I am very concerned about my knees holding up till next Summer. For those that don't know, I was suppose to have both knees replaced this summer, but with Summer Greek starting at the end of July, I opted to wait. Not only that, I am hoping to be able to lose more weight before there, thereby, making my knees last a little longer than the standard 10-15 yrs. I got cortizone shots in both of them and that seems to be working so far.....but I just know how miserable I usually am when winter comes around HERE, so I'm not looking forward to how they will do in the REAL cold of Iowa!

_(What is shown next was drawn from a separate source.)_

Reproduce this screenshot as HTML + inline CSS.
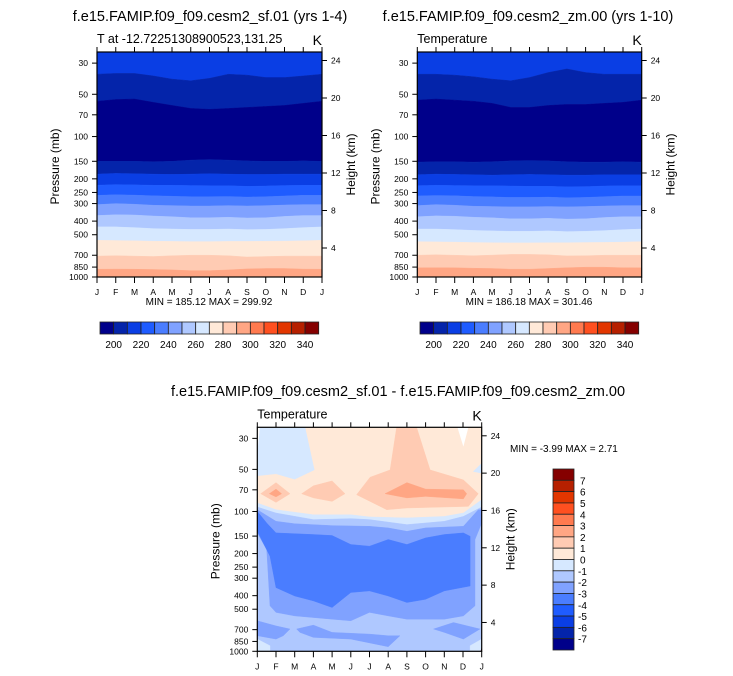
<!DOCTYPE html>
<html><head><meta charset="utf-8">
<style>
html,body{margin:0;padding:0;background:#fff;}
svg{display:block;font-family:"Liberation Sans",Arial,sans-serif;}
</style></head>
<body>
<svg id="root" width="733" height="676" viewBox="0 0 733 676" xmlns="http://www.w3.org/2000/svg"></svg>
<script>
// ---------------- data ----------------
const months = ['J','F','M','A','M','J','J','A','S','O','N','D','J'];
const pressureTicks = [30,50,70,100,150,200,250,300,400,500,700,850,1000];
const heightTicks = [4,8,12,16,20,24];
const absLevels = [190,200,210,220,230,240,250,260,270,280,290,300,310,320,330,340,350];
const absLabels = [200,220,240,260,280,300,320,340];
const diffLabels = [7,6,5,4,3,2,1,0,-1,-2,-3,-4,-5,-6,-7];
const palette = ['#00008a','#0424aa','#0a3ee4','#1f5cff','#4a7dff','#80a2ff','#afc8ff','#d6e8ff','#ffe9d8','#ffcbb3','#ffa684','#ff7a4f','#ff5020','#e23600','#b62000','#850000'];

// Panel 1 (sf.01): top-down band color indices and contour boundaries (pressure per month)
const p1Bands = [2,1,0,1,2,3,4,5,6,7,8,9,10];
const p1B1  = [36,35.5,35.5,37,39,40,38.5,36,36.5,38,38,37,36];
const p1B2  = [56,54.5,54,57,60,63,64,63,62,61,60,58,56];
const p1B3  = [150,150,150,151,150,147,146,147,149,150,150,149,150];
const p1B4  = [185,183,184,185,186,185,184,185,186,186,185,185,185];
const p1B5  = [222,220,221,222,222,223,224,224,226,225,223,222,222];
const p1B6  = [262,260,261,264,266,268,268,267,270,268,265,262,262];
const p1B7  = [305,300,303,308,310,312,312,310,312,310,307,305,305];
const p1B8  = [365,360,362,368,372,378,378,375,380,378,370,365,365];
const p1B9  = [440,440,445,452,455,458,458,455,460,458,452,445,440];
const p1B10 = [548,550,552,556,558,560,560,558,558,556,555,552,548];
const p1B11 = [710,705,710,715,705,700,700,705,720,715,710,710,710];
const p1B12 = [880,878,880,885,890,900,900,890,875,870,870,878,880];

// Panel 2 (zm.00)
const p2Bands = [2,1,0,1,2,3,4,5,6,7,8,9,10];
const p2B1  = [36,36,36.5,37.5,39,40,38,35,33,35,36,36,36];
const p2B2  = [55,54,55,56,58,62,62,60,59,59,58,57,55];
const p2B3  = [152,151,151,152,151,149,148,149,151,152,152,151,152];
const p2B4  = [187,185,186,187,188,187,186,187,188,188,187,187,187];
const p2B5  = [224,222,223,224,224,225,226,226,228,227,225,224,224];
const p2B6  = [265,263,264,267,269,271,271,270,273,271,268,265,265];
const p2B7  = [310,305,308,313,315,317,317,315,317,315,312,310,310];
const p2B8  = [372,367,369,375,379,385,385,382,387,385,377,372,372];
const p2B9  = [455,455,460,466,470,473,473,470,475,473,467,460,455];
const p2B10 = [560,562,564,568,570,572,572,570,570,568,567,564,560];
const p2B11 = [700,695,700,705,698,690,690,695,708,705,700,700,700];
const p2B12 = [860,858,860,865,870,880,880,870,858,852,852,858,860];

// Panel 3 (difference): regions drawn in order, [month, pressure] vertices, color index
const dBackground = 8;
const dRegionColors = [7,7,9,9,9,10,10,7,6,5,4,5,5,5,7,7,15];
const dR0  = [[0,25],[2.55,25],[3.05,50.4],[2,58.8],[1,53.8],[0,55.6]];
const dR1  = [[12,45.2],[11.55,51.8],[12,53.2]];
const dR2  = [[7.45,25],[8.52,25],[9.24,50.4],[11.02,59.4],[11.82,74.6],[11.29,92],[8,94.4],[6.92,97.1],[5.31,75.9],[6.03,56.9],[7.1,50.4]];
const dR3  = [[0.18,74.6],[1,62.1],[1.75,74.6],[1,86.1]];
const dR4  = [[2.37,74.6],[3,65.5],[4,60.4],[4.69,74.6],[4,84.7],[3,80]];
const dR5  = [[0.64,74.6],[1,69.2],[1.3,74.6],[1,78.7]];
const dR6  = [[6.83,74.6],[8,62.1],[9,69.2],[11.02,70],[11.2,74.6],[11.02,81.3],[9,78],[8,80]];
const dR7  = [[0,87],[1,97.1],[3,105.4],[5,105.4],[6,109.4],[8,111.2],[10,108.4],[11.02,102.5],[12,82.4],[12,1000],[0,1000]];
const dR8  = [[0,92.9],[1,102.5],[3,114.3],[5,112.4],[6,114.3],[8,124.2],[10,117.5],[11.02,108.4],[12,92.9],[12,1000],[0,1000]];
const dR9  = [[0,97.1],[1,117.5],[2,122.2],[4,126.2],[6,127.6],[7,131],[8,138.6],[9,131],[11.02,127.6],[11.82,97.1],[12,97.1],[12,120.8],[11.64,158.6],[11.64,473],[11.02,558],[10,589],[9,589],[8,589],[7,558],[6,527],[5,605],[4,589],[2,558],[1,527],[0.68,473],[0.5,187],[0,142.2]];
const dR10 = [[0,99.8],[0.5,120.8],[1,142.2],[3,146.2],[4,148.6],[5,172.2],[6,177],[7,158.6],[8,172.2],[9,154.5],[10,146.2],[11.02,142.2],[11.38,150.4],[11.38,341],[10,370],[9,425],[8,448],[7,402],[6,370],[5,380],[4,486],[3,436],[2,402],[1,350],[0.68,208.9],[0,138.6]];
const dR11 = [[0,605],[1,658],[1.75,693],[1.39,774],[1,818],[0,774]];
const dR12 = [[2.1,693],[3,650],[4,733],[6,753],[7,774],[7.63,774],[7,927],[5,818],[3,795],[2.28,733]];
const dR13 = [[9.42,693],[10.49,622],[11.91,693],[11.02,818],[10,733]];
const dR14 = [[0,818],[0.68,912],[0.68,1000],[0,1000]];
const dR15 = [[11.38,1000],[11.38,912],[12,818],[12,1000]];
const dR16 = [[11.95,1000],[12,950],[12,1000]];

// ---------------- drawing ----------------
const NS='http://www.w3.org/2000/svg';
const root=document.getElementById('root');
function mk(tag,attrs,parent){const e=document.createElementNS(NS,tag);for(const k in attrs)e.setAttribute(k,attrs[k]);(parent||root).appendChild(e);return e;}
function txt(s,x,y,size,anchor,parent,extra){const t=mk('text',Object.assign({x:x,y:y,'font-size':size,'text-anchor':anchor||'start',fill:'#000'},extra||{}),parent);t.textContent=s;return t;}

function makeAxes(L,T,W,H){
  const ptop=25;
  return {
    x:m=>L+W*m/12,
    y:p=>T+H*(Math.log10(p)-Math.log10(ptop))/(Math.log10(1000)-Math.log10(ptop)),
    yz:z=>T+H+8.5-9.375*z*(H/225),
    L:L,T:T,W:W,H:H
  };
}
function drawFrame(g,a,title,unit){
  const {L,T,W,H}=a;
  const fr=mk('rect',{x:L,y:T,width:W,height:H,fill:'none',stroke:'#000','stroke-width':1.2},g);
  
  
  pressureTicks.forEach(p=>{
    const y=a.y(p);
    mk('line',{x1:L-5,y1:y,x2:L,y2:y,stroke:'#000','stroke-width':1},g);
    const t=txt(String(p),L-9,y+3,8.5,'end',g);
    
    
  });
  heightTicks.forEach(z=>{
    const y=a.yz(z);
    mk('line',{x1:L+W,y1:y,x2:L+W+5,y2:y,stroke:'#000','stroke-width':1},g);
    const t=txt(String(z),L+W+9,y+3,8.5,'start',g);
    
    
  });
  months.forEach((m,i)=>{
    const x=a.x(i);
    mk('line',{x1:x,y1:T+H,x2:x,y2:T+H+6,stroke:'#000','stroke-width':1},g);
    mk('line',{x1:x,y1:T,x2:x,y2:T-5,stroke:'#000','stroke-width':1},g);
    const t=txt(m,x,T+H+18,8.5,'middle',g);
    
    
  });
  const yl=txt('Pressure (mb)',0,0,12,'middle',g,{transform:`translate(${L-38},${T+H/2+2}) rotate(-90)`});
  
  
  const hl=txt('Height (km)',0,0,12,'middle',g,{transform:`translate(${L+W+33},${T+H/2}) rotate(-90)`});
  
  
  const st=txt(title,L,T-9,12.5,'start',g);
  
  
  const u=txt(unit,L+W,T-7,14,'end',g);
  
  
}
function drawBands(g,a,bands,bounds){
  const top=months.map(()=>25), bot=months.map(()=>1000);
  const all=[top].concat(bounds).concat([bot]);
  bands.forEach((ci,k)=>{
    const up=all[k], lo=all[k+1];
    let d='';
    up.forEach((p,i)=>{d+=(i?'L':'M')+a.x(i).toFixed(1)+','+a.y(p).toFixed(1);});
    for(let i=lo.length-1;i>=0;i--) d+='L'+a.x(i).toFixed(1)+','+a.y(lo[i]).toFixed(1);
    const e=mk('path',{d:d+'Z',fill:palette[ci],stroke:palette[ci],'stroke-width':0.4},g);
    
    
  });
}
function drawHColorbar(g,L,T,W,H){
  const n=palette.length, bw=W/n;
  palette.forEach((c,i)=>{
    const r=mk('rect',{x:L+i*bw,y:T,width:bw,height:H,fill:c,stroke:'#222','stroke-width':0.8},g);
    
    
  });
  absLabels.forEach(v=>{
    const i=absLevels.indexOf(v);
    const t=txt(String(v),L+i*bw,T+H+14,10,'middle',g);
    
    
  });
}

// ----- Panel 1 -----
const g1=mk('g',{});


const a1=makeAxes(97,52,225,225);
const t1=txt('f.e15.FAMIP.f09_f09.cesm2_sf.01 (yrs 1-4)',210,21,14.5,'middle',g1);


drawBands(g1,a1,p1Bands,[p1B1,p1B2,p1B3,p1B4,p1B5,p1B6,p1B7,p1B8,p1B9,p1B10,p1B11,p1B12]);
drawFrame(g1,a1,'T at -12.72251308900523,131.25','K');
const m1=txt('MIN = 185.12 MAX = 299.92',209,305,10,'middle',g1);


drawHColorbar(g1,100,322,218.7,12);

// ----- Panel 2 -----
const g2=mk('g',{});


const a2=makeAxes(417.3,52,224.4,225);
const t2=txt('f.e15.FAMIP.f09_f09.cesm2_zm.00 (yrs 1-10)',528,21,14.5,'middle',g2);


drawBands(g2,a2,p2Bands,[p2B1,p2B2,p2B3,p2B4,p2B5,p2B6,p2B7,p2B8,p2B9,p2B10,p2B11,p2B12]);
drawFrame(g2,a2,'Temperature','K');
const m2=txt('MIN = 186.18 MAX = 301.46',529,305,10,'middle',g2);


drawHColorbar(g2,420,322,218.7,12);

// ----- Panel 3 -----
const g3=mk('g',{});


const a3=makeAxes(257.3,427.3,224.4,224);
const t3=txt('f.e15.FAMIP.f09_f09.cesm2_sf.01 - f.e15.FAMIP.f09_f09.cesm2_zm.00',398,396,14.5,'middle',g3);


const bg=mk('rect',{x:a3.L,y:a3.T,width:a3.W,height:a3.H,fill:palette[dBackground]},g3);


const dRegions=[dR0,dR1,dR2,dR3,dR4,dR5,dR6,dR7,dR8,dR9,dR10,dR11,dR12,dR13,dR14,dR15,dR16];
const clip=mk('clipPath',{id:'c3'},g3);
mk('rect',{x:a3.L,y:a3.T,width:a3.W,height:a3.H},clip);
const gr=mk('g',{'clip-path':'url(#c3)'},g3);
dRegions.forEach((reg,k)=>{
  const pts=reg.map(v=>a3.x(v[0]).toFixed(1)+','+a3.y(v[1]).toFixed(1)).join(' ');
  const c=palette[dRegionColors[k]];
  const e=mk('polygon',{points:pts,fill:c,stroke:c,'stroke-width':0.4},gr);
  
  
});
const n1=mk('polygon',{points:`${a3.x(10.7)},${a3.T} ${a3.x(11.29)},${a3.T} ${a3.x(11.02)},${a3.y(34.4)}`,fill:'#fff'},gr);


const n2=mk('polygon',{points:`${a3.x(0)},${a3.T} ${a3.x(0.14)},${a3.T} ${a3.x(0)},${a3.y(38.4)}`,fill:'#fff'},gr);


drawFrame(g3,a3,'Temperature','K');
const m3=txt('MIN =  -3.99 MAX =   2.71',510,452,10,'start',g3,{'xml:space':'preserve'});


const vbL=553,vbT=469,vbW=21,vbH=181,vn=palette.length,vbh=vbH/vn;
palette.slice().reverse().forEach((c,i)=>{
  const r=mk('rect',{x:vbL,y:vbT+i*vbh,width:vbW,height:vbh,fill:c,stroke:'#222','stroke-width':0.8},g3);
  
  
});
diffLabels.forEach((v,i)=>{
  const t=txt(String(v),vbL+vbW+(v<0?4:6),vbT+(i+1)*vbh+4,10,'start',g3);
  
  
});
</script>
</body></html>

Leaving FSG (my current company) has been a process to. I have started training my replacement, which I have decided is hard to do. We all get in the habit of doing your job a certain way, that I constantly have to keep reminding myself that HE may NOT want to do it MY way. But I do hope he is successful in at least learning the basics; which puts added pressure on me to train him properly. This is after all what I wanted to do for the company when I started...all the training! Kinda of ironic now! Anyways, tomorrow, my office is taking me out to Happy Hour after work. That'll be fun!

As I am one week closer to my last Sunday, at least for a long while, in my church, I am reminded, how awesome the people of my congregation are. Leaving my church family, my lifeline for my faith, is going to be extremely difficult. Not to mention all the fun I have there too! But I am confident that my church will remain faithful and supportive during my absence.

On another note, my sister, Tamara, just announced her engagement to her life partner yesterday. SO congrate Tamara & Teresa! I wish you both all the happiness in the world!

OK....so I think that's it for now. Till next time, many blessings:

Happy Moments, PRAISE God
Difficult moments....SEEK God
Quiet moments.....WORSHIP God
Painful moments....TRUST God
Every moment....THANK GOD.......AMEN!